Binding Gleeson’s character to an extremely flexible code of honor is just one way writer-director John Michael McDonagh—brother of director Martin McDonagh, whose film In Bruges also starred Gleeson—tweaks expectations. It’s a buddy-cop movie in which the cops seem like they’d be better off not being buddies, and a fish-out-of-water story in which Cheadle’s unfailingly professional fish never learns how to breathe the air of his hostile new surroundings. Cheadle is relentlessly goaded by Gleeson, who hides behind an I’m-just-an-ignorant-Irishman expression while asking whether he grew up in the projects. Cheadle’s patience is continually tested, both by his new partner and by his Irish hosts, who seem none too interested in sniffing out the criminals in their midst.

Though Cheadle is good as a man pushed to his breaking point at every moment, the movie belongs to Gleeson, who keeps his character enigmatic even while engaging in every possible act of slovenly excess and gross negligence.
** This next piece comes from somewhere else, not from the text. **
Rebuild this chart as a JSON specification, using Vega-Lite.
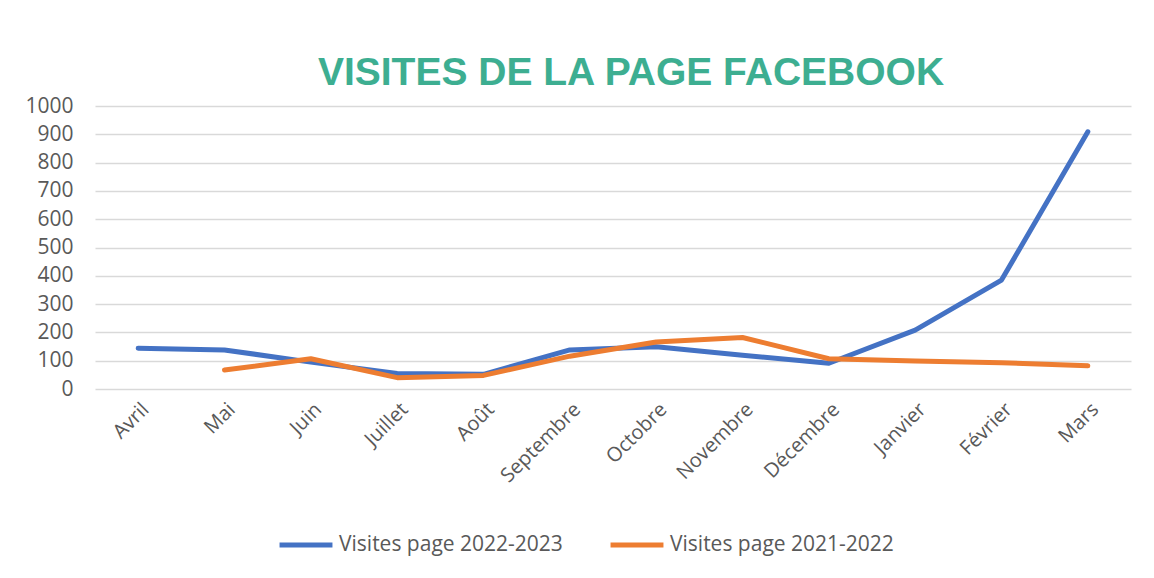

That focus means The Guard never gains a sense of momentum, and Gleeson’s unforced performance makes his antagonists—a band of criminals who trade Nietzsche quotes and discuss the merits of Bertrand Russell—seem overwritten by comparison. But focusing the film on Gleeson was certainly the right choice. His performance is equal parts funny and unnerving, and he keeps viewers guessing about what drives the man and what he’ll do next. McDonagh lets those questions propel the film, matching his hero’s murkiness to the unfamiliar surroundings of some of Ireland’s less-traveled parts. It’s easy to get lost in Gleeson’s corner of the world. He might even be a little lost himself.